Installation started with the downstairs 'powder room' as it was the simplest - all one style of panel with no border.

Next was the dining room. This presented some challenges with angles around the bay window, and the additional features of cable moulding and border panels.

The final room was the yet-to-be-completed Macadamia Suite, the B&B suite at the end of the house.

All rooms were finished with timber cornice. It pays to spend time filling nail holes and joins then painting them  - tedious, but it results in a much more professional finish.

In all, putting up pressed metal ceilings is not particularly difficult. It requires two people to hold the panels up, and pre-drilling the nail holes helps. Our main concern was that the panels should be well aligned - like tiling, it would look awful if the lines were wobbly. But the panels have ridges on the edge, which allow for a sort of automatic alignment, so it wasn't as difficult as expected.

It took us about eleven days to put up the three rooms. Given the installation quote we had, that equates to $1000 per day for our work. Better that we usually get!

February 22, 2014

Vegetable garden

It's been a long time between posts, but the second half of last year was spent almost exclusively on establishing the veggie garden.

We built long narrow beds from corrugated iron (recycled, of course!). Because of the slope they are shallower on one side than the other, but still deep enough for anything we're likely to grow.

They are filled with a "lasagna" mix of layers of straw, manure, compost, lovely Mount Glorious red soil, and liberal sprinklings of Dynamic Lifter. The whole area is netted to keep out the turkeys and larger birds like bower birds, but the netting will let through  the little birds that eat insects.

So far this year we have harvested beans, broccoli, Asian greens, capsicum, garlic, lettuce, rocket, potatoes and sweet potatoes, snow peas, silverbeet, three types of tomatoes and zucchini, as well as ten or so different herbs. I've bottled loads of tomatoes for use during winter, particularly the small Black Russians, which produced enormous quantities of perfectly formed, fabulously tasty fruit.

Behind the veggies are three bays for making compost.
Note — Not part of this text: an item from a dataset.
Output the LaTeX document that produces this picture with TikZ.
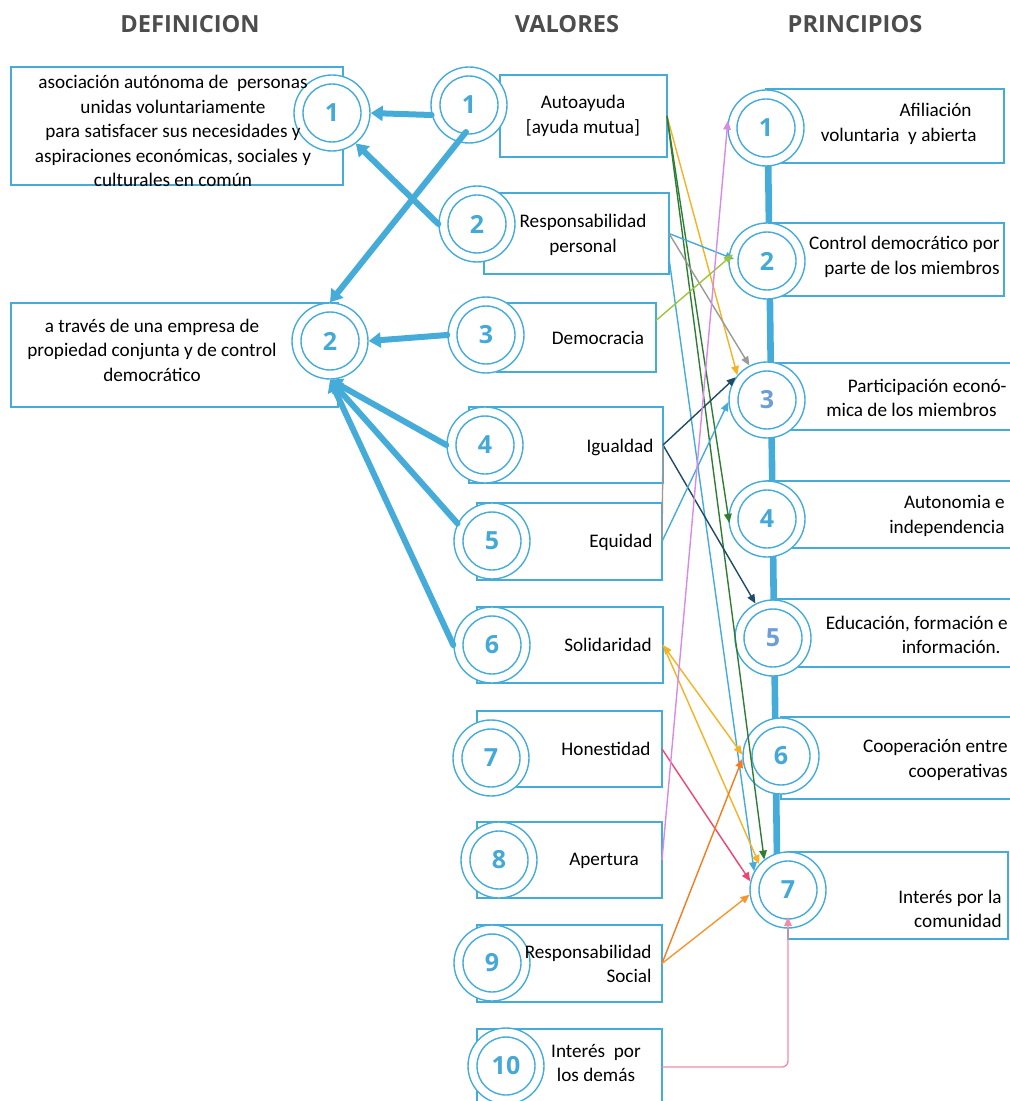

Further down the hill are two cut-down water tanks, which hold bananas and pumpkins. Strawberries, carrots, asparagus, ginger and eggplant are now coming on. The sweet potato will probably be moved to the slope outside, where it can run wild.

It's a constant learning experience discovering what works and what doesn't, but I never tire of the excitement of whipping up a meal that's essentially from our garden. And the bonus is I don't have to go shopping nearly as often. More time on the mountain!